Multi-Tenancy and Other Useless Discussions

An Opinion by Meg Bear, Vice President, Oracle Cloud Social Platform 

Yes I am going to go there...

I know that there are very strong opinions on either side of the multi-tenancy divide. Both are clearly smart people. Both have years of experience and while one is responsible for my paycheck, the reality is the whole conversation is missing the point. 

So first let me clarify that Fusion HCM is multi-tenant....and it doesn't matter

 In the same way that your VHS player having progressive scan doesn't matter.


Let me break this down a bit more. The solution of multi-tenancy is just that; it's an architectural solution to solve a problem. That problem, has two major components:

  1. Vendor cost of service -- what does it cost to run a SaaS service and by extension, what is the price of that service (and the viability of the vendor).
  2. Customer access to innovation and latest code level -- the shared value customers get by being on the same code level. The ability to innovate more quickly, for the benefit of all customers. The ability to uptake of new features and versions without the heavy tax of customized systems.

Multi-tenancy was a great solution to address these two items.

You might have heard that being a database vendor is an excellent business.

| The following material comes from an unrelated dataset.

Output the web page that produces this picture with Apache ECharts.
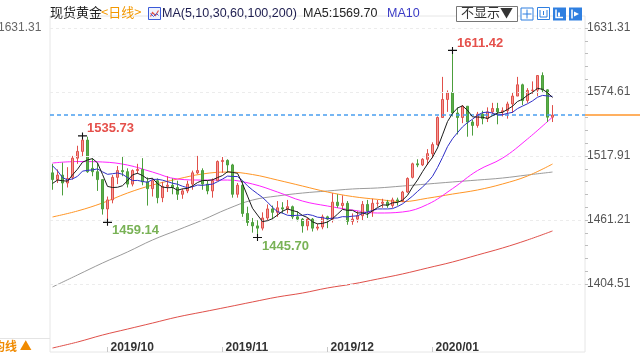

Reducing database spend as a SaaS provider is a logical place to go to reduce cost. In addition, legacy applications had much of their code in the database. Keeping everyone on the same codeline required keeping everyone with the same code in the database.

So if your problem is in the database, you would naturally see multi-tenancy as a great solution.

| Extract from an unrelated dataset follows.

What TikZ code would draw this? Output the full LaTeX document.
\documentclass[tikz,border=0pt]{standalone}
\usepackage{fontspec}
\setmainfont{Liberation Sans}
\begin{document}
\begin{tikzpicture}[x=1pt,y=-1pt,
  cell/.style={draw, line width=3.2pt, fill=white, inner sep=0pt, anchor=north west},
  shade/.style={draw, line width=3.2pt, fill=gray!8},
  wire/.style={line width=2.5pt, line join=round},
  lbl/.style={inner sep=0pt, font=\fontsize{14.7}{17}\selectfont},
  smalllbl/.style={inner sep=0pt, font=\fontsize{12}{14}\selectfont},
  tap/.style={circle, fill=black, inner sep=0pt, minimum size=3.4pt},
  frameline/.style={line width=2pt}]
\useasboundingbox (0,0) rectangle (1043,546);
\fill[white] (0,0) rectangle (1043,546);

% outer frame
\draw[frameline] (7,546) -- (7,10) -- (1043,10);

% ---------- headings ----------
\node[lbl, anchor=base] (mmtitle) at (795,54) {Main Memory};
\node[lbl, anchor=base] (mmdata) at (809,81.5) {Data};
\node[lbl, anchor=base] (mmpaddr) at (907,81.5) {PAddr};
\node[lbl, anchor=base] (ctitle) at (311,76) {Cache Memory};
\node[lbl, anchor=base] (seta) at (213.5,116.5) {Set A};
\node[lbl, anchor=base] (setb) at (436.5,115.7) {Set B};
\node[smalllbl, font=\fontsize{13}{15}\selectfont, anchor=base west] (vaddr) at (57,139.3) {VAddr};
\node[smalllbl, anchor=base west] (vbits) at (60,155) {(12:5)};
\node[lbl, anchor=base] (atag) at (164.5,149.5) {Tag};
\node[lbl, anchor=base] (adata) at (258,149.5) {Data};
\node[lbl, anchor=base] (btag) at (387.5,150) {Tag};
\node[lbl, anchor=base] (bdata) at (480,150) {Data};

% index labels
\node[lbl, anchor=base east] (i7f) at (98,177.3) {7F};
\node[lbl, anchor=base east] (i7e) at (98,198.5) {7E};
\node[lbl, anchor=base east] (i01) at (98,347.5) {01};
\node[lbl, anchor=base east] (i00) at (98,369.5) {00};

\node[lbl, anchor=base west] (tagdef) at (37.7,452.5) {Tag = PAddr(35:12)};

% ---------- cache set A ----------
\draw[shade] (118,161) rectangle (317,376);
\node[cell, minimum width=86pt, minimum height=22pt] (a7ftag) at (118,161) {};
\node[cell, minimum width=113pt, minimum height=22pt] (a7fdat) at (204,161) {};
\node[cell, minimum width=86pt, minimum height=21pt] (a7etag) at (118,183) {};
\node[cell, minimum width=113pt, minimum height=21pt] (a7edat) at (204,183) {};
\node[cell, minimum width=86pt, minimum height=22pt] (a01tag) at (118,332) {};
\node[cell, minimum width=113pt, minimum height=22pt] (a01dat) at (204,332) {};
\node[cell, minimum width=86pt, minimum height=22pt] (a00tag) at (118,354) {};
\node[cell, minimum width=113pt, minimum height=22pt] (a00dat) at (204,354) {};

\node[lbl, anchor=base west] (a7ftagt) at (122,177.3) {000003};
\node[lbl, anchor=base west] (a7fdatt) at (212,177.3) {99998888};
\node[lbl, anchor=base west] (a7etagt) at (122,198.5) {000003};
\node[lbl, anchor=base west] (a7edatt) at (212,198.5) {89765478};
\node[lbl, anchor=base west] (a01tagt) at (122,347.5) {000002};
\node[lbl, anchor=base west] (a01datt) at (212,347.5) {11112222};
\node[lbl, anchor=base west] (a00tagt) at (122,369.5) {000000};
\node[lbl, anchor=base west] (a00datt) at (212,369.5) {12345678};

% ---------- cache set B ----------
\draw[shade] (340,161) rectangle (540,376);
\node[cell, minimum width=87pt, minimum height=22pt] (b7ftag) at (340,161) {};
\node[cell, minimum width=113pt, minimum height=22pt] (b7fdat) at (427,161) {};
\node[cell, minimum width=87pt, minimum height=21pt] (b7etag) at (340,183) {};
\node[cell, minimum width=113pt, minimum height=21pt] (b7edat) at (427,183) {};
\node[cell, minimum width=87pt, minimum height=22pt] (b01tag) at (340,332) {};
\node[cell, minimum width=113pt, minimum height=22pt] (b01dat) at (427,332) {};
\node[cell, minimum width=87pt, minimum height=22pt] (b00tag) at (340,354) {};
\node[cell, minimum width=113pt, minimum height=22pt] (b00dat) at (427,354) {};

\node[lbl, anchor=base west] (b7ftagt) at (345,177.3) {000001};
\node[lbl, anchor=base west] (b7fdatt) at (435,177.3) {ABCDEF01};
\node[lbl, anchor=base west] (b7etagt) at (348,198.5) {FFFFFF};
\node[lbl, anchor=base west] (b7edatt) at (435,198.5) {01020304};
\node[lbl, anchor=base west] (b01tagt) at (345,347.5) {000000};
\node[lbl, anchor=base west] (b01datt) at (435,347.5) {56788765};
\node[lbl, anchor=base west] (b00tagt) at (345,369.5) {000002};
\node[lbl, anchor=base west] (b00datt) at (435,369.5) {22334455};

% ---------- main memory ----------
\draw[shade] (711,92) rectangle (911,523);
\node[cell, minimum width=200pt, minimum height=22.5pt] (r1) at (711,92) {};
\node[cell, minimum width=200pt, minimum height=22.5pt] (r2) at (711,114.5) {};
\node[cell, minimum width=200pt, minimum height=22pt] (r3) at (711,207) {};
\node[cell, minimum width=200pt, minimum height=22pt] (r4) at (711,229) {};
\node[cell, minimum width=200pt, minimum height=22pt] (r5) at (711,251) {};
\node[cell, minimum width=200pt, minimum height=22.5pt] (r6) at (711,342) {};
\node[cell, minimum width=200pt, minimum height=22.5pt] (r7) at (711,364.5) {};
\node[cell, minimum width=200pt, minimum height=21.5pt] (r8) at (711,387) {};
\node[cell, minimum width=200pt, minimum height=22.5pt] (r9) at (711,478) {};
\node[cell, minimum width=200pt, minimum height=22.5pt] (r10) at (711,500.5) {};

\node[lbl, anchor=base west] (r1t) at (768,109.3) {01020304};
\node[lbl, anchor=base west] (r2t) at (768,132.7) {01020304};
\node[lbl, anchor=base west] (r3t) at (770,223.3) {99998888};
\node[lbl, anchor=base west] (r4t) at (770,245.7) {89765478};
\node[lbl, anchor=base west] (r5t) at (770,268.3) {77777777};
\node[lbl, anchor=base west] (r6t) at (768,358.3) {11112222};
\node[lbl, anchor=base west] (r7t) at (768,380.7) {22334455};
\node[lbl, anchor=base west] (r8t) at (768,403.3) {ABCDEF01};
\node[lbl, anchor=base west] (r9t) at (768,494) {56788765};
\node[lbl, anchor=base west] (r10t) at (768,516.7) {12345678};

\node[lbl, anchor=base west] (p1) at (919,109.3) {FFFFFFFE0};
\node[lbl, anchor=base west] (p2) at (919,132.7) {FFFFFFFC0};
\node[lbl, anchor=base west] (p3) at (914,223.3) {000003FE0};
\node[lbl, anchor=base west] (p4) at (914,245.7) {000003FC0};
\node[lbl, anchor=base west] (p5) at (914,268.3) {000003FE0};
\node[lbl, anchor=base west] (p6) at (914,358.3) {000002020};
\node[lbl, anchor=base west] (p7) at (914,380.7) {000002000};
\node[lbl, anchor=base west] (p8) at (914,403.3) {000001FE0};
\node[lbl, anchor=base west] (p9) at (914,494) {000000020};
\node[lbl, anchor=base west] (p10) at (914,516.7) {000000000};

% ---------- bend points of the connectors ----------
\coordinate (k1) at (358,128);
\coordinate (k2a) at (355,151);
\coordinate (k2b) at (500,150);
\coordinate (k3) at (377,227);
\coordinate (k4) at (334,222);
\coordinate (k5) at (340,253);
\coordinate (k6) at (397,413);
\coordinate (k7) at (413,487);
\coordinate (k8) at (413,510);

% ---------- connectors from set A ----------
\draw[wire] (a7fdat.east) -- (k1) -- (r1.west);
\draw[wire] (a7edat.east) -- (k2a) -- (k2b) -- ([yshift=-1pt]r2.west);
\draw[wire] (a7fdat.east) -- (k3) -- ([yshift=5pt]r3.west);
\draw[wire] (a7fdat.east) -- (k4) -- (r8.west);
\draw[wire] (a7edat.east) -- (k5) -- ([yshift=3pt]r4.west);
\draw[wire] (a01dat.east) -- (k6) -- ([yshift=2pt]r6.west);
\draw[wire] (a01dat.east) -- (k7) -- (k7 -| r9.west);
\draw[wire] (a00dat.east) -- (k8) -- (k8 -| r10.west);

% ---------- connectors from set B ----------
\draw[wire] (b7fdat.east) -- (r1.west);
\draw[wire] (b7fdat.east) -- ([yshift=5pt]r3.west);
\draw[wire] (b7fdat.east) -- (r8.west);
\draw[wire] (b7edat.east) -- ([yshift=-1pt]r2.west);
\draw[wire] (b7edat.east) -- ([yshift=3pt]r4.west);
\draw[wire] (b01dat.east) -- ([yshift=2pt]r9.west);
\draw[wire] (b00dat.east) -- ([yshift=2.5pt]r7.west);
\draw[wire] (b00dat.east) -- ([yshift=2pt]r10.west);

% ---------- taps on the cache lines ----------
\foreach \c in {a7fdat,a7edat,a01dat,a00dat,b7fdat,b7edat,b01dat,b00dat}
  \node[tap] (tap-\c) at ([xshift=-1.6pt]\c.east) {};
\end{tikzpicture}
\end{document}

If you happen to be a database provider and you happen to have a modern application architecture, then optimizing by putting everyone in a shared database becomes a less valid conclusion.

What is important for our customers to understand, is that we have the ability to provide them a competitively priced, feature rich service that is built to support their global business needs today and in the future. We have better tools and technology, to give our customers access to innovation at the pace of acceleration they have only ever imagined before.

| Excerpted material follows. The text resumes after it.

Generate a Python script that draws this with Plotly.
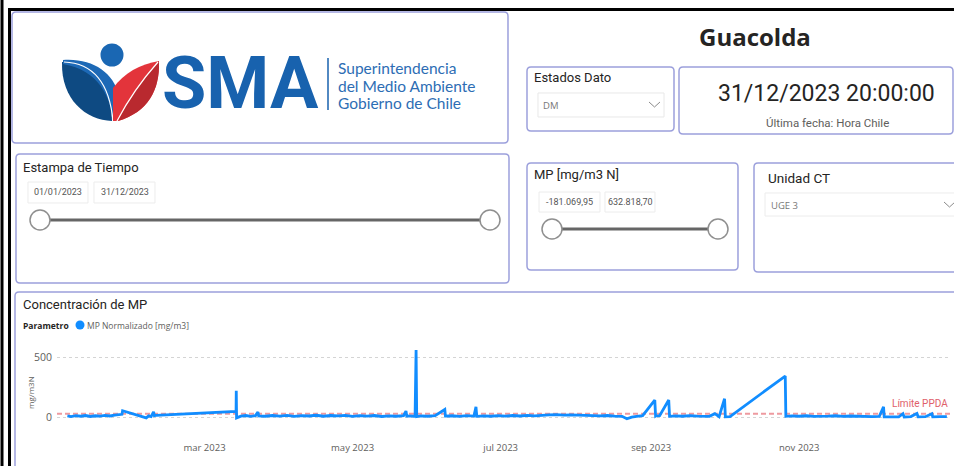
import plotly.graph_objects as go

W, H = 954, 466

# ---------------- data ----------------
timestamps = [
    "2023-01-03 12:00", "2023-01-05", "2023-01-07", "2023-01-09", "2023-01-11", "2023-01-13",
    "2023-01-15", "2023-01-17", "2023-01-19", "2023-01-21", "2023-01-23", "2023-01-25",
    "2023-01-26 00:00", "2023-01-26 06:00", "2023-01-27 00:00", "2023-02-05 00:00", "2023-02-06",
    "2023-02-07", "2023-02-08 00:00", "2023-02-08 08:00", "2023-02-09", "2023-03-14 00:00",
    "2023-03-14 02:00", "2023-03-14 05:00", "2023-03-16", "2023-03-18", "2023-03-20", "2023-03-22",
    "2023-03-23 00:00", "2023-03-23 08:00", "2023-03-26", "2023-03-29", "2023-04-01", "2023-04-04",
    "2023-04-07", "2023-04-10", "2023-04-13", "2023-04-16", "2023-04-19", "2023-04-22",
    "2023-04-25", "2023-04-28", "2023-05-01", "2023-05-04", "2023-05-07", "2023-05-10",
    "2023-05-13", "2023-05-16", "2023-05-19", "2023-05-22", "2023-05-23 00:00", "2023-05-23 08:00",
    "2023-05-25", "2023-05-26 18:00", "2023-05-27 04:00", "2023-05-27 10:00", "2023-05-29",
    "2023-06-01", "2023-06-04", "2023-06-08 00:00", "2023-06-08 06:00", "2023-06-11", "2023-06-14",
    "2023-06-17", "2023-06-20 00:00", "2023-06-20 20:00", "2023-06-21 04:00", "2023-06-24",
    "2023-06-27", "2023-06-30", "2023-07-03", "2023-07-06", "2023-07-09", "2023-07-12",
    "2023-07-15", "2023-07-18", "2023-07-21", "2023-07-24", "2023-07-27", "2023-07-30",
    "2023-08-02", "2023-08-05", "2023-08-08", "2023-08-11", "2023-08-14", "2023-08-17",
    "2023-08-20", "2023-08-22", "2023-08-24", "2023-08-26", "2023-08-28 12:00",
    "2023-09-02 12:00", "2023-09-02 20:00", "2023-09-03", "2023-09-04 12:00", "2023-09-08 06:00",
    "2023-09-08 14:00", "2023-09-11", "2023-09-14", "2023-09-17", "2023-09-20", "2023-09-23",
    "2023-09-25", "2023-09-27 06:00", "2023-09-29 00:00", "2023-10-01 06:00", "2023-10-01 14:00",
    "2023-10-03 12:00", "2023-10-26 06:00", "2023-10-26 12:00", "2023-10-29", "2023-11-01",
    "2023-11-04", "2023-11-07", "2023-11-10", "2023-11-13", "2023-11-16", "2023-11-19",
    "2023-11-22", "2023-11-25", "2023-11-28", "2023-12-01", "2023-12-04", "2023-12-05 18:00",
    "2023-12-06 00:00", "2023-12-09", "2023-12-12", "2023-12-13 18:00", "2023-12-14 06:00",
    "2023-12-17", "2023-12-19 12:00", "2023-12-20", "2023-12-23", "2023-12-25 16:00",
    "2023-12-26", "2023-12-29", "2023-12-31 20:00",
]
mp_values = [
    12, 6, 14, 9, 15, 7,
    13, 10, 16, 11, 18, 22,
    25, 55, 50, -5, 12,
    6, 45, 14, 17, 50,
    222, -5, 10, 15, 8, 14,
    45, 12, 9, 15, 10, 16,
    8, 14, 11, 17, 9, 15,
    12, 16, 8, 14, 10, 15,
    7, 12, 9, 13, 52, 10,
    12, 8, 561, 6, 12,
    9, 14, 65, 10, 13, 8,
    14, 10, 88, 8, 12,
    9, 14, 10, 15, 11, 16,
    12, 18, 20, 22, 18, 21,
    17, 19, 14, 12, 15, 10,
    8, -12, 2, 8, 14,
    144, 10, 12, 14, 144,
    8, 12, 9, 14, 10, 12,
    8, 30, 5, 155, 4,
    6, 344, 8, 12, 9,
    13, 8, 12, 10, 13, 7,
    11, 8, 10, 6, 8, 88,
    3, 5, 4, 30, 3,
    6, 32, 4, 5, 30,
    4, 6, 5,
]
limit_ppda = 30
y_tick_vals = [0, 500]
y_tick_text = ["0", "500"]
x_tick_vals = ["2023-03-01", "2023-05-01", "2023-07-01", "2023-09-01", "2023-11-01"]
x_tick_text = ["mar 2023", "may 2023", "jul 2023", "sep 2023", "nov 2023"]
x_range = ["2022-12-30 05:30", "2024-01-02 03:00"]
y_range = [-189, 644]

# ---------------- helpers ----------------
def px(x):
    return x / W


def py(y):
    return 1 - y / H


def conv(path):
    toks = path.replace(",", " ").split()
    out = []
    isx = True
    for t in toks:
        if t.isalpha():
            out.append(t)
            isx = True
            continue
        v = float(t)
        out.append(f"{px(v):.5f}" if isx else f"{py(v):.5f}")
        isx = not isx
    return " ".join(out)


shapes = []
annotations = []

PANEL = "#9CA0DC"
TXT = "#252423"
SUB = "#605E5C"


def rrect(x0, y0, x1, y1, r=4, color=PANEL, width=1.5, fill="rgba(0,0,0,0)"):
    p = (f"M {x0+r} {y0} L {x1-r} {y0} Q {x1} {y0} {x1} {y0+r} L {x1} {y1-r} "
         f"Q {x1} {y1} {x1-r} {y1} L {x0+r} {y1} Q {x0} {y1} {x0} {y1-r} "
         f"L {x0} {y0+r} Q {x0} {y0} {x0+r} {y0} Z")
    shapes.append(dict(type="path", xref="paper", yref="paper", path=conv(p),
                       line=dict(color=color, width=width), fillcolor=fill, layer="below"))


def line(x0, y0, x1, y1, color, width, dash=None):
    d = dict(color=color, width=width)
    if dash:
        d["dash"] = dash
    shapes.append(dict(type="line", xref="paper", yref="paper", x0=px(x0), y0=py(y0),
                       x1=px(x1), y1=py(y1), line=d))


def circle(cx, cy, r, fill, color, width=1.2):
    shapes.append(dict(type="circle", xref="paper", yref="paper", x0=px(cx - r), x1=px(cx + r),
                       y0=py(cy + r), y1=py(cy - r), fillcolor=fill,
                       line=dict(color=color, width=width)))


def path(p, fill, color=None, width=0):
    shapes.append(dict(type="path", xref="paper", yref="paper", path=conv(p), fillcolor=fill,
                       line=dict(color=color or fill, width=width)))


def text(x, y, s, size, color=TXT, family="Roboto", xanchor="left", angle=0):
    annotations.append(dict(x=px(x), y=py(y), xref="paper", yref="paper", text=s, showarrow=False,
                            xanchor=xanchor, yanchor="middle", textangle=angle,
                            font=dict(size=size, color=color, family=family)))


# ---------------- outer black frame ----------------
line(2, 0, 2, 466, "black", 3)
line(9.5, 9, 9.5, 466, "black", 3)
line(8, 9.5, 954, 9.5, "black", 3)

# ---------------- panels ----------------
rrect(12, 12, 508, 143)
rrect(527, 67, 674, 131)
rrect(679, 67, 953, 134)
rrect(16, 154, 509, 283)
rrect(527, 163, 738, 270)
rrect(754, 163, 975, 272)
rrect(15, 292, 975, 490)

# ---------------- logo ----------------
path("M 62 62 C 85 63 105 76 111 100 L 112 121 C 86 120 61 100 62 62 Z", "#0E4A82")
path("M 63 60 C 92 58 113 72 119 95 L 118 121 L 113 121 C 111 98 99 70 63 64 Z", "#1D69B6")
path("M 64 62 C 90 63 109 78 113 121", "rgba(0,0,0,0)", "white", 1.2)
path("M 113 121 L 113 88 C 124 73 140 64 159 61 C 160 90 148 112 118 121 Z", "#E3343B")
path("M 118 121 C 128 100 142 80 159 61 C 160 90 148 112 118 121 Z", "#B9292F")
path("M 117 121 C 128 100 142 80 158 62", "rgba(0,0,0,0)", "white", 1.2)
circle(112, 55, 11.5, "#1A67B3", "#1A67B3", 0)
text(240, 84, "<b>SMA</b>", 72, "#1862AE", "Roboto", "center")
line(328, 58, 328, 110, "#1862AE", 1.5)
text(336, 68, "Superintendencia", 15.5, "#2D6DB4", "Lato")
text(336, 86, "del Medio Ambiente", 15.5, "#2D6DB4", "Lato")
text(336, 103, "Gobierno de Chile", 15.5, "#2D6DB4", "Lato")

# ---------------- header / cards ----------------
text(755, 37, "<b>Guacolda</b>", 24, TXT, "Open Sans", "center")
text(532, 77, "Estados Dato", 13, TXT)
rrect(538, 93, 664, 117, r=0, color="#E8E8E8", width=1)
text(541, 105, "DM", 9.5, "#777777", "Open Sans")
path("M 649 102 L 654.5 107 L 660 102", "rgba(0,0,0,0)", "#8A8A8A", 1)
text(826, 94, "31/12/2023 20:00:00", 23, TXT, "Roboto", "center")
text(827, 123, "Última fecha: Hora Chile", 11.5, SUB, "Roboto", "center")

text(21, 167, "Estampa de Tiempo", 13, TXT)
rrect(28, 182, 88, 203, r=0, color="#ECECEC", width=1)
rrect(94, 182, 155, 203, r=0, color="#ECECEC", width=1)
text(58, 192.5, "01/01/2023", 9, "#555555", "Roboto", "center")
text(124.5, 192.5, "31/12/2023", 9, "#555555", "Roboto", "center")
line(40, 220, 490, 220, "#666666", 3)
circle(40, 220, 10, "white", "#8F8F8F", 1.5)
circle(490, 220, 10, "white", "#8F8F8F", 1.5)

text(532, 175, "MP [mg/m3 N]", 13, TXT)
rrect(539, 192, 600, 212, r=0, color="#ECECEC", width=1)
rrect(605, 192, 655, 212, r=0, color="#ECECEC", width=1)
text(569.5, 202, "-181.069,95", 9, "#555555", "Roboto", "center")
text(630, 202, "632.818,70", 9, "#555555", "Roboto", "center")
line(552, 229, 718, 229, "#666666", 3)
circle(552, 229, 10, "white", "#8F8F8F", 1.5)
circle(718, 229, 10, "white", "#8F8F8F", 1.5)

text(766, 178, "Unidad CT", 13.5, TXT)
rrect(765, 193, 975, 216, r=0, color="#ECECEC", width=1)
text(769, 205, "UGE 3", 9.5, "#777777", "Open Sans")
path("M 944 202 L 949.5 207 L 955 202", "rgba(0,0,0,0)", "#8A8A8A", 1)

# ---------------- chart panel ----------------
text(21, 304, "Concentración de MP", 13, TXT)
text(21, 325, "<b>Parametro</b>", 8.5, TXT, "Open Sans")
circle(80, 325, 4.5, "#118DFF", "#118DFF", 0)
text(85, 325, "MP Normalizado [mg/m3]", 8.5, SUB, "Open Sans")
text(30, 393, "mg/m3N", 8, SUB, "Open Sans", "center", -90)

fig = go.Figure()
fig.add_trace(go.Scatter(
    x=timestamps, y=mp_values, mode="lines", name="MP Normalizado [mg/m3]",
    line=dict(color="#118DFF", width=2.8), showlegend=False,
))

shapes.append(dict(type="line", xref="x domain", yref="y", x0=0, x1=1, y0=limit_ppda, y1=limit_ppda,
                   line=dict(color="#EE9AA0", width=2, dash="5px,3px"), layer="below"))
annotations.append(dict(xref="x domain", yref="y", x=1, y=limit_ppda, yshift=10, text="Límite PPDA",
                        showarrow=False, xanchor="right", yanchor="middle",
                        font=dict(size=10, color="#E0606A", family="Roboto")))

fig.update_layout(
    width=W, height=H, margin=dict(l=0, r=0, t=0, b=0),
    paper_bgcolor="white", plot_bgcolor="white",
    shapes=shapes, annotations=annotations,
    xaxis=dict(domain=[px(57), px(950)], range=x_range, type="date", tickvals=x_tick_vals,
               ticktext=x_tick_text, showgrid=False, zeroline=False, showline=False,
               tickfont=dict(size=9.5, color=SUB, family="Open Sans"), ticks="", fixedrange=True),
    yaxis=dict(domain=[py(440), py(340)], range=y_range, tickvals=y_tick_vals, ticktext=y_tick_text,
               showgrid=True, gridcolor="#D4D4D4", griddash="dot", gridwidth=1, zeroline=False,
               showline=False, tickfont=dict(size=10.5, color=SUB, family="Open Sans"), ticks="",
               ticklabelstandoff=4, fixedrange=True),
    showlegend=False,
)

fig.write_html("out.html", config={"displayModeBar": False},
               post_script="document.body.style.margin='0';")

So feel free to talk about VHS options, or multi-tenancy or other non-productive topics, but when you are done don't forget to discuss the business need and the business value

You see, conversations about business value -- that's what we're all about.

Meg Bear
VP, Oracle Cloud Social Platform

Great post

I agree that multi-tenancy was driven by technology available at the time. 10 years ago major hardware vendors like Sun, HP sold big iron systems targeted for enterprise systems for on premise applications. The cost of these were in millions of dollars. Virtualization technologies were very immature. So companies like innovated and created multi-tenancy architecture at application level that allowed it to offer the SaaS service at a very cheap price point. Another factor was that these initial SaaS solutions were embraced by SMB typical with less that 100 seats.
Over the last 10 years, there have been significant innovation in both the Hardware and virtualization technologies. Engineered systems like Exalogic and Exadata allow to host large number of VMs and multiple database instance without the need to co mingle the customers data. In addition to this the SaaS model is now being embraced by
Larger enterprise customers with 1000's of seats and it makes sense to provide them with dedicated instances. It certainly helps if you don't have to pay the licensing fees.
however this is the state of affairs today. But it won't be feasible 10 years from now. One issue will be scale. One has to move from enterprise scale to Internet scale. For example, it just won't be feasible for Facebook to offer 800 million dedicated databases to each of its users. Now while i don't imagine HCM to be used by 800 million different companies, even a few 10000's will start to create operational issues.
Another analogy is the real world tenancy. Only a few can afford a dedicated island to build their secure homes. Most have to live in multi story apartment buildings. The same economics will apply. But then perhaps that is not the target market for HCM.